__What you need to do__
Pick out the lines below with "chart" and list them.

__Dataset extract__
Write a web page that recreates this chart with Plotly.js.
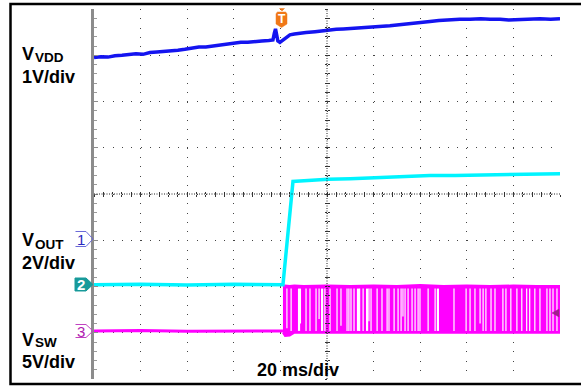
<!DOCTYPE html>
<html><head><meta charset="utf-8">
<script src="https://cdn.plot.ly/plotly-3.0.1.min.js"></script>
<style>html,body{margin:0;padding:0;background:#fff;}#chart{width:581px;height:386px;}</style>
</head><body><div id="chart"></div>
<script>
// x: time in ms (20 ms/div, 10 div); y: screen position in divisions (0..8)
const vddTime = [0,3,6,9,12,15,18,21,24,27,30,33,36,39,42,45,48,51,54,57,60,63,66,69,72,75,76.8,77.4,77.9,78.4,78.9,79.8,81.1,82.4,84.1,86,88.4,91,94.9,98,100.4,104,107,110,114,118.5,122,127,131,135.6,140,144.2,148,152.8,157,161.4,166,170,174.3,178,182.8,187,191.4,196,200];
const vddDiv  = [6.95,6.97,6.96,6.99,7.00,7.01,7.03,7.02,7.06,7.07,7.08,7.10,7.11,7.13,7.15,7.18,7.18,7.20,7.22,7.23,7.25,7.28,7.28,7.30,7.31,7.32,7.33,7.48,7.57,7.44,7.31,7.28,7.33,7.39,7.44,7.46,7.48,7.49,7.51,7.53,7.55,7.56,7.57,7.58,7.59,7.60,7.61,7.64,7.66,7.69,7.71,7.73,7.75,7.77,7.78,7.78,7.79,7.78,7.78,7.76,7.77,7.78,7.79,7.78,7.79];

const voutTime = [0,20,40,60,81.1,82.1,83.5,84.5,85.4,88.4,95,100.4,110,120,131.5,144.2,155,165.7,180,200];
const voutDiv  = [2.04,2.05,2.03,2.05,2.04,2.57,3.29,3.87,4.27,4.28,4.30,4.32,4.33,4.35,4.36,4.40,4.40,4.41,4.43,4.44];

const swIdleTime = [0,20,40,60,81.1];
const swIdleDiv  = [1.04,1.05,1.03,1.04,1.04];
const swBandTime = [81.1,82,84,86,90,100,110,120,130,140,150,160,170,180,190,200];
const swHighDiv  = [2.00,2.01,2.00,2.01,2.00,2.01,2.00,2.01,2.00,2.02,2.00,2.01,2.00,2.01,2.00,2.00];
const swLowDiv   = [1.00,0.93,0.94,1.00,1.00,1.00,1.00,0.99,1.00,1.00,1.00,0.99,1.00,1.00,1.00,1.00];
const swGapTime  = [82.8,84.6,88.0,88.6,91.0,92.7,95.3,96.6,97.9,99.1,101.3,104.3,106.0,108.6,109.4,110.3,111.6,113.3,114.0,115.5,117.2,118.0,118.9,121.5,123.6,125.8,126.6,128.8,130.5,131.8,132.6,133.5,134.8,136.5,137.8,139.1,139.9,143.4,146.4,147.6,154.5,159.7,161.4,163.5,165.7,167.0,168.2,170.4,172.1,175.5,176.8,178.9,181.5,183.6,185.7,187.0,189.2,191.4,194.4,195.7,197.0,198.7];
const swGapWide  = [0,0,1,0,0,0,0,0,1,0,0,0,0,0,0,0,0,1,0,0,1,0,0,0,0,0,0,0,0,0,0,0,0,0,0,0,0,0,0,1,0,0,0,0,0,0,0,0,0,0,0,0,0,0,0,0,0,0,0,0,0,0];
const swGapBottom = [1.10,1.04,1.04,1.20,1.04,1.04,1.04,1.30,1.04,1.04,1.04,1.04,1.15,1.04,1.04,1.04,1.04,1.04,1.04,1.04,1.04,1.25,1.04,1.04,1.04,1.04,1.04,1.04,1.04,1.04,1.35,1.04,1.04,1.04,1.04,1.04,1.04,1.04,1.04,1.04,1.04,1.04,1.04,1.04,1.20,1.04,1.04,1.04,1.04,1.04,1.04,1.04,1.04,1.04,1.04,1.04,1.04,1.04,1.04,1.04,1.04,1.04];

const channelMain = ['<b>V</b>','<b>1V/div</b>','<b>V</b>','<b>2V/div</b>','<b>V</b>','<b>5V/div</b>'];
const channelSub  = ['<b>VDD</b>','<b>OUT</b>','<b>SW</b>'];
const timebaseLabel = '<b>20 ms/div</b>';
const markerLabels = ['1','2','3'];

// pixel -> paper helpers for decorations
const L=94, R=560, T=9, B=379;
const X = p => (p-L)/(R-L);
const Y = p => (B-p)/(B-T);
const path = (pts, close) => pts.map((p,i)=>(i?'L':'M')+X(p[0]).toFixed(5)+','+Y(p[1]).toFixed(5)).join(' ')+(close?' Z':'');

function gapSeg(wide){
  const xs=[], ys=[];
  swGapTime.forEach((t,i)=>{ if(swGapWide[i]===wide){ xs.push(t,t,null); ys.push(swGapBottom[i],1.955,null);} });
  return {x:xs,y:ys};
}
const g0=gapSeg(0), g1=gapSeg(1);

const traces = [
  {x:swIdleTime, y:swIdleDiv, mode:'lines', line:{color:'#ff00ff', width:3}, hoverinfo:'skip'},
  {x:swBandTime, y:swHighDiv, mode:'lines', line:{color:'#ff00ff', width:3}, hoverinfo:'skip'},
  {x:swBandTime, y:swLowDiv, mode:'lines', fill:'tonexty', fillcolor:'#ff00ff', line:{color:'#ff00ff', width:2}, hoverinfo:'skip'},
  {x:g0.x, y:g0.y, mode:'lines', line:{color:'#ffffff', width:1.2}, connectgaps:false, hoverinfo:'skip'},
  {x:g1.x, y:g1.y, mode:'lines', line:{color:'#ffffff', width:2.2}, connectgaps:false, hoverinfo:'skip'},
  {x:voutTime, y:voutDiv, mode:'lines', line:{color:'#00f4ff', width:3.5}, hoverinfo:'skip'},
  {x:vddTime, y:vddDiv, mode:'lines', line:{color:'#1414f0', width:3.5}, hoverinfo:'skip'},
  // empty carriers so the centre-crosshair tick axes get drawn
  {x:[], y:[], xaxis:'x2', yaxis:'y2', mode:'lines', hoverinfo:'skip'},
  {x:[], y:[], xaxis:'x3', yaxis:'y3', mode:'lines', hoverinfo:'skip'}
];

const F = {family:'Arial', color:'#000'};
const mainY = [54,76.5,239.5,263,339.5,361.5];
const annotations = channelMain.map((t,i)=>({xref:'paper',yref:'paper',x:X(21),y:Y(mainY[i]),xanchor:'left',yanchor:'middle',showarrow:false,borderpad:0,text:t,font:Object.assign({size:18},F)}));
const subY = [57.5,245,342.5];
channelSub.forEach((t,i)=>annotations.push({xref:'paper',yref:'paper',x:X(34),y:Y(subY[i]),xanchor:'left',yanchor:'middle',showarrow:false,borderpad:0,text:t,font:Object.assign({size:13.5},F)}));
annotations.push({xref:'paper',yref:'paper',x:X(255),y:Y(370),xanchor:'left',yanchor:'middle',showarrow:false,text:timebaseLabel,font:Object.assign({size:18},F)});
const mkY=[239,284.5,331], mkCol=['#2a2ac0','#ffffff','#b020b0'];
markerLabels.forEach((t,i)=>annotations.push({xref:'paper',yref:'paper',x:X(81),y:Y(mkY[i]),xanchor:'center',yanchor:'middle',showarrow:false,borderpad:0,text:i==1?'<b>'+t+'</b>':t,font:{family:'Arial',size:15,color:mkCol[i]}}));
annotations.push({xref:'paper',yref:'paper',x:X(281.5),y:Y(19),xanchor:'center',yanchor:'middle',showarrow:false,borderpad:0,text:'<b>T</b>',font:{family:'Arial',size:12,color:'#fff'}});

const shapes = [
  {type:'line',xref:'x',yref:'paper',x0:100,x1:100,y0:0,y1:1,line:{color:'#222',width:1,dash:'1px,1.5px'}},
  {type:'line',xref:'paper',yref:'y',x0:0,x1:1,y0:4,y1:4,line:{color:'#222',width:1,dash:'1px,1.5px'}},
  {type:'path',xref:'paper',yref:'paper',path:path([[75.5,231.5],[86,231.5],[93,239],[86,246.5],[75.5,246.5]],false),line:{color:'#6a6ad8',width:1}},
  {type:'path',xref:'paper',yref:'paper',path:path([[75,278],[86,278],[93,284.5],[86,291],[75,291]],true),fillcolor:'#189a9a',line:{color:'#189a9a',width:1}},
  {type:'path',xref:'paper',yref:'paper',path:path([[75.5,324.5],[86,324.5],[93,331],[86,337.5],[75.5,337.5]],false),line:{color:'#c040c0',width:1}},
  {type:'path',xref:'paper',yref:'paper',path:path([[279.5,8.5],[284.5,8.5],[282,11]],true),fillcolor:'#f07818',line:{color:'#f07818',width:0.5}},
  {type:'path',xref:'paper',yref:'paper',path:path([[276,13.5],[277.5,12],[285.5,12],[287,13.5],[287,24],[281.5,27.5],[276,24]],true),fillcolor:'#f07818',line:{color:'#f07818',width:0.5}},
  {type:'path',xref:'paper',yref:'paper',path:path([[559,309],[552,313],[559,317]],true),fillcolor:'#a0208c',line:{color:'#a0208c',width:0.5}},
  {type:'rect',xref:'paper',yref:'paper',x0:X(10.5),x1:X(600),y0:Y(4),y1:Y(384),line:{color:'#000',width:2.5}}
];

const hid = {showticklabels:false, showgrid:false, zeroline:false, showline:false, fixedrange:true};
const layout = {
  width:581, height:386, margin:{l:L,r:581-R,t:T,b:386-B}, paper_bgcolor:'#fff', plot_bgcolor:'#fff',
  showlegend:false,
  xaxis:{range:[0,200], tick0:0, dtick:20, showgrid:true, gridcolor:'#444', gridwidth:1, griddash:'1px,8.25px', zeroline:false, showline:false, ticks:'', showticklabels:false, fixedrange:true},
  yaxis:{range:[0,8], tick0:0, dtick:1, showgrid:true, gridcolor:'#444', gridwidth:1, griddash:'1px,8.32px', zeroline:false, showline:true, linecolor:'#8c8c8c', linewidth:3, ticks:'inside', ticklen:4, tickwidth:1, tickcolor:'#8c8c8c', showticklabels:false, fixedrange:true,
         minor:{dtick:0.2, ticks:'inside', ticklen:3, tickcolor:'#9a9a9a', showgrid:false}},
  xaxis2:Object.assign({overlaying:'x', anchor:'free', position:0.5, range:[0,200], tick0:0, dtick:4, ticks:'outside', ticklen:2, tickwidth:1, tickcolor:'#333'}, hid),
  yaxis2:Object.assign({overlaying:'y', anchor:'free', position:X(327), range:[0,8], tick0:0, dtick:0.2, ticks:'outside', ticklen:2, tickwidth:1, tickcolor:'#333'}, hid),
  xaxis3:Object.assign({overlaying:'x', anchor:'free', position:0.5, range:[0,200], tick0:0, dtick:4, ticks:'inside', ticklen:2, tickwidth:1, tickcolor:'#333', side:'bottom'}, hid),
  yaxis3:Object.assign({overlaying:'y', anchor:'free', position:X(327), range:[0,8], tick0:0, dtick:0.2, ticks:'inside', ticklen:2, tickwidth:1, tickcolor:'#333'}, hid),
  annotations, shapes
};
Plotly.newPlot('chart', traces, layout, {staticPlot:true, displayModeBar:false});
</script></body></html>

__Result of the exercise__
Write a web page that recreates this chart with Plotly.js.
<style>html,body{margin:0;padding:0;background:#fff;}#chart{width:581px;height:386px;}</style>
</head><body><div id="chart"></div>
Plotly.newPlot('chart', traces, layout, {staticPlot:true, displayModeBar:false});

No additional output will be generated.